[What this task involves]
In the records below, reproduce exactly the lines from the one containing "Output the Python" through the one containing "ax = fig.add_axes([0.2406, 0.1401, 0.4916, 0.654])", both included, and omit the pictures.
** begin Rows **
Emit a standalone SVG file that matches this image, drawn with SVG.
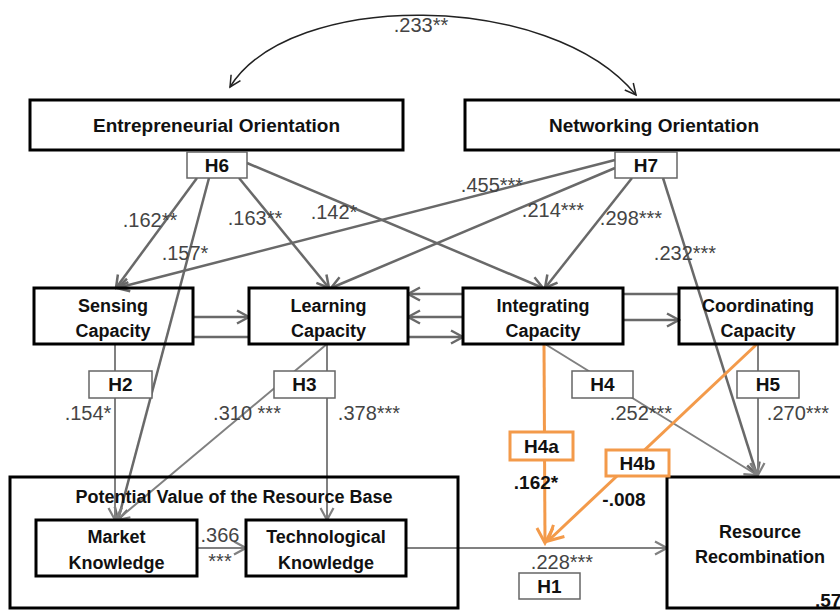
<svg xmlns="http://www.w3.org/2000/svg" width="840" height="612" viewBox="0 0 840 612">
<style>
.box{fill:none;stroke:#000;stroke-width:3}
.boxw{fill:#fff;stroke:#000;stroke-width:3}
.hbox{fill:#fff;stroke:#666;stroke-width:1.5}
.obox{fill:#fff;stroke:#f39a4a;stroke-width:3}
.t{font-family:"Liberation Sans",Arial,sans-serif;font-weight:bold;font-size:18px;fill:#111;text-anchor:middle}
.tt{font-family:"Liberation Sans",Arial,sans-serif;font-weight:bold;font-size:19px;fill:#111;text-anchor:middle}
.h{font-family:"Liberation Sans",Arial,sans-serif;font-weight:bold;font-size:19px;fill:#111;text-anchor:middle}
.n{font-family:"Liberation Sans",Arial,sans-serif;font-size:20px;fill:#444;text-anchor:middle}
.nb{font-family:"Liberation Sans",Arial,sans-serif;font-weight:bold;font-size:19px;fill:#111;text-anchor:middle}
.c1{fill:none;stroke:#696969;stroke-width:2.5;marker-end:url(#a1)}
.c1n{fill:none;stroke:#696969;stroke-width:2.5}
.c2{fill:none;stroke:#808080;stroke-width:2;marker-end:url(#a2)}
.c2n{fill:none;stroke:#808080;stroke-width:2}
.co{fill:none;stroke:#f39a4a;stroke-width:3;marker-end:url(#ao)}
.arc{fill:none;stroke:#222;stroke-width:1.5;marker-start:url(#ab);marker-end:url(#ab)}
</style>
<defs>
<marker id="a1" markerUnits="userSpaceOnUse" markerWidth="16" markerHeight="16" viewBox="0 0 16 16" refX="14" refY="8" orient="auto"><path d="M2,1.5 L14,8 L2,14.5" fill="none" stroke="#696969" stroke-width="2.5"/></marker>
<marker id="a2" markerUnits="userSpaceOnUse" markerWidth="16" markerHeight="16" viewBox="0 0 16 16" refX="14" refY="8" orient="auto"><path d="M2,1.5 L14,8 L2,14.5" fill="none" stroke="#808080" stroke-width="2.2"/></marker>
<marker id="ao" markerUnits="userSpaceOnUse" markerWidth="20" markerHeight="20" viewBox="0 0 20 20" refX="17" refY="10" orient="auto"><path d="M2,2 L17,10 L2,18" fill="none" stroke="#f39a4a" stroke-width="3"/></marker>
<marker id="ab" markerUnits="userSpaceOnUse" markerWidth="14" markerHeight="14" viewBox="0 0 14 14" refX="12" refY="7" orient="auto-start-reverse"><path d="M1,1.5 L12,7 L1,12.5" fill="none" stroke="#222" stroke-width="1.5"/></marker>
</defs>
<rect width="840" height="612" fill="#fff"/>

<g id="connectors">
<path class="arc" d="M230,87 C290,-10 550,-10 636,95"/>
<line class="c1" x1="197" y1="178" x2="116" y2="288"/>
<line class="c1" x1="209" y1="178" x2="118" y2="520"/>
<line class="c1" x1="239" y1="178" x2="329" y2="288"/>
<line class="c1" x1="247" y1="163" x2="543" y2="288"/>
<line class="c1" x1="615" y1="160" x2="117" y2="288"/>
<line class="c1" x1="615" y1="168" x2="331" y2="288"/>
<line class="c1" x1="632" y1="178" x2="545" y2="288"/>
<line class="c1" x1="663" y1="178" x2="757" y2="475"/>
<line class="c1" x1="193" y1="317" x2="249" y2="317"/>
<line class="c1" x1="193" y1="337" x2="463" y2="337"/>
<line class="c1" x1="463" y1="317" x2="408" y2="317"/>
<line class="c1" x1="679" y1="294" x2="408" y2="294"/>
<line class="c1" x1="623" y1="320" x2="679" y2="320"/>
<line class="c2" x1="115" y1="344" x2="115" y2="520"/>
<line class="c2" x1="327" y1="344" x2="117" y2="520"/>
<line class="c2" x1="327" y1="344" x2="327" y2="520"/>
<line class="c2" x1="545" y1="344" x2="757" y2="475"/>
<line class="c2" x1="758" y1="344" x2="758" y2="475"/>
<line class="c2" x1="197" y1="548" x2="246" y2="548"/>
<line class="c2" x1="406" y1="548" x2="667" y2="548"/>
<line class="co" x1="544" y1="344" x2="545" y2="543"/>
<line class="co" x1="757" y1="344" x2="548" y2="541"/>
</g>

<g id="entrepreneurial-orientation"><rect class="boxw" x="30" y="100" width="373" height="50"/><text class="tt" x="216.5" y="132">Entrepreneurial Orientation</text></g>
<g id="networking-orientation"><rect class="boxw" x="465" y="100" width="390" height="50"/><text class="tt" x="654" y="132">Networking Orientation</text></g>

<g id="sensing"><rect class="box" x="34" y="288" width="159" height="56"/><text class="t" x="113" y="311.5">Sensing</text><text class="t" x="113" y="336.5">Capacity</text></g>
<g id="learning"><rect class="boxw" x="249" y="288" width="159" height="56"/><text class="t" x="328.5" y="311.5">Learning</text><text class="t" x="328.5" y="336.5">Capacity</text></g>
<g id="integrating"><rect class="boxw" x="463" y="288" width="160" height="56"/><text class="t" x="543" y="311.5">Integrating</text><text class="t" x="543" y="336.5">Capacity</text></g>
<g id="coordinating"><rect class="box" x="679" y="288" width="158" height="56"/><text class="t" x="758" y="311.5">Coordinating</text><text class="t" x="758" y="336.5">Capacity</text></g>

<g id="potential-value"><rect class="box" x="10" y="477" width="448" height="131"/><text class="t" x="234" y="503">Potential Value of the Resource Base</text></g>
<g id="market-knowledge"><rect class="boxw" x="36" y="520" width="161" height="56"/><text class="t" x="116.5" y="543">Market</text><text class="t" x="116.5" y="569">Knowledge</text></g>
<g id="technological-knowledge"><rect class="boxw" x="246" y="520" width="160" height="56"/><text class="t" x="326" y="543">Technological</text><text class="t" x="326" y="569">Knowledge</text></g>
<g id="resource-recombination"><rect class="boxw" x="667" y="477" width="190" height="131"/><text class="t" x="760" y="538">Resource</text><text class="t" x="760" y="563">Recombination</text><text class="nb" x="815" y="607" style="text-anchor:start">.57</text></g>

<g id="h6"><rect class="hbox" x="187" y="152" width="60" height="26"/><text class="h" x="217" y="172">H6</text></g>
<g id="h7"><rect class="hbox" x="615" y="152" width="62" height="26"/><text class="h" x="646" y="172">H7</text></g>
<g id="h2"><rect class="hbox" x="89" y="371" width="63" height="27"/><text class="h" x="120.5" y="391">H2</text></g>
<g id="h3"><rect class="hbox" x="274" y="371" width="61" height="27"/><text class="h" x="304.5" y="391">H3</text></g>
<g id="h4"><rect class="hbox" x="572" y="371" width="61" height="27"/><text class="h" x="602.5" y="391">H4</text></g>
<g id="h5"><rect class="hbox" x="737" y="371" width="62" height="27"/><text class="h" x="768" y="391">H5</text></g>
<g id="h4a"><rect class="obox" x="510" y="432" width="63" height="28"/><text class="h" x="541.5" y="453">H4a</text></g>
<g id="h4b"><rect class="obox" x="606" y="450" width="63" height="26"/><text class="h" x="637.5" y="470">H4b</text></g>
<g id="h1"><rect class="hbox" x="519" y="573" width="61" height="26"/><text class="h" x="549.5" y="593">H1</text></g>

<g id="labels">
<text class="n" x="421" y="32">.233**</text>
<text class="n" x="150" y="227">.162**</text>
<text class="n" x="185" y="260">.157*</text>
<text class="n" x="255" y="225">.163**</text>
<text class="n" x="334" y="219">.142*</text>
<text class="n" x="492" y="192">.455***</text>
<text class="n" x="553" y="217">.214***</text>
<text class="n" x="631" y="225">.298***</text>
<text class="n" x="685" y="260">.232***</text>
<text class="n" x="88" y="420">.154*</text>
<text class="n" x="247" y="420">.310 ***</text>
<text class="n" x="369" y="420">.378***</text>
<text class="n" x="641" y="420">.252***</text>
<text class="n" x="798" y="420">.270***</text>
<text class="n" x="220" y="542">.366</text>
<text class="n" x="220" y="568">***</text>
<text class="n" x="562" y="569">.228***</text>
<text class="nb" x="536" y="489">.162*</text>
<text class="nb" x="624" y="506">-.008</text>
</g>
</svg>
** end Rows **
** begin Rows **
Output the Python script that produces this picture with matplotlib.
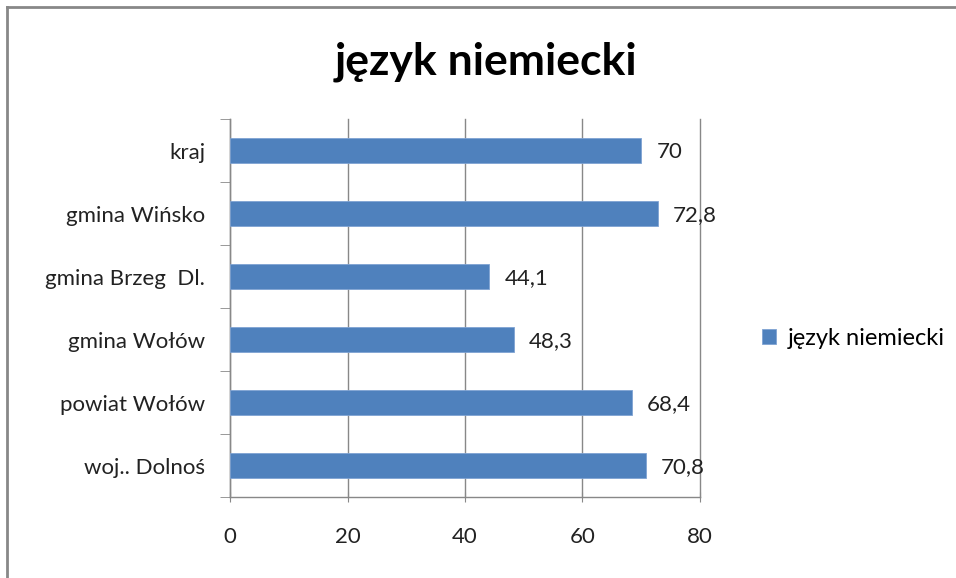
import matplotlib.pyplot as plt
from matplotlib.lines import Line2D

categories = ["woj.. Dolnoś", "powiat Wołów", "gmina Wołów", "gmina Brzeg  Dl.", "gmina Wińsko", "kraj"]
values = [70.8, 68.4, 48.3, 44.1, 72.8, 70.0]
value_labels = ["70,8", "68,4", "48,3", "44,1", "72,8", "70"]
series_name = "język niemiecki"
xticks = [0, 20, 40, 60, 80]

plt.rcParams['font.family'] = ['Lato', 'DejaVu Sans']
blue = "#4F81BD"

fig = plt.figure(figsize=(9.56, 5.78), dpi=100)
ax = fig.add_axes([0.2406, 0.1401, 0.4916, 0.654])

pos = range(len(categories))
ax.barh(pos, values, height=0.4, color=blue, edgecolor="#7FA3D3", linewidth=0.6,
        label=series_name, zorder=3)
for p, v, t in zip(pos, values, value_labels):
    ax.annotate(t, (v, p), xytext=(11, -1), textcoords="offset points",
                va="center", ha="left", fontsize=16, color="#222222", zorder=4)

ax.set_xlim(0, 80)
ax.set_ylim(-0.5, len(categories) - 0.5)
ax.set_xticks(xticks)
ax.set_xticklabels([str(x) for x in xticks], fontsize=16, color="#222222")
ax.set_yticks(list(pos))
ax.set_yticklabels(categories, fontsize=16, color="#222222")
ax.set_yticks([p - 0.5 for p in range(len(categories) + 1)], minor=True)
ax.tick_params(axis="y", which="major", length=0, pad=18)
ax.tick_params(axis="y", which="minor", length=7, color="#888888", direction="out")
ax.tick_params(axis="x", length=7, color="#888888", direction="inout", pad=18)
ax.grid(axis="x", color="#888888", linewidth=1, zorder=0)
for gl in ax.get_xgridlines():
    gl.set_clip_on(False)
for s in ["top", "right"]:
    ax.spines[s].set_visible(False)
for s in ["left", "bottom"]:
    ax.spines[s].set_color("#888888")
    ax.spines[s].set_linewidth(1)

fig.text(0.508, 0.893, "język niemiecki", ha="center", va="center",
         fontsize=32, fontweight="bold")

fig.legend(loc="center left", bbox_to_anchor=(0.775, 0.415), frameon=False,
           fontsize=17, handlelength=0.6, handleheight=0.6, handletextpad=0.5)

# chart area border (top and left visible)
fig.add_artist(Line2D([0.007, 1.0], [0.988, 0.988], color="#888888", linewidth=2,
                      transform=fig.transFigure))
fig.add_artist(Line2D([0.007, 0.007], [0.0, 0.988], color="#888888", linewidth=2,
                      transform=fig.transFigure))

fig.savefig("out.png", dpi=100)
** end Rows **
[Correct answer]
Output the Python script that produces this picture with matplotlib.
import matplotlib.pyplot as plt
from matplotlib.lines import Line2D

categories = ["woj.. Dolnoś", "powiat Wołów", "gmina Wołów", "gmina Brzeg  Dl.", "gmina Wińsko", "kraj"]
values = [70.8, 68.4, 48.3, 44.1, 72.8, 70.0]
value_labels = ["70,8", "68,4", "48,3", "44,1", "72,8", "70"]
series_name = "język niemiecki"
xticks = [0, 20, 40, 60, 80]

plt.rcParams['font.family'] = ['Lato', 'DejaVu Sans']
blue = "#4F81BD"

fig = plt.figure(figsize=(9.56, 5.78), dpi=100)
ax = fig.add_axes([0.2406, 0.1401, 0.4916, 0.654])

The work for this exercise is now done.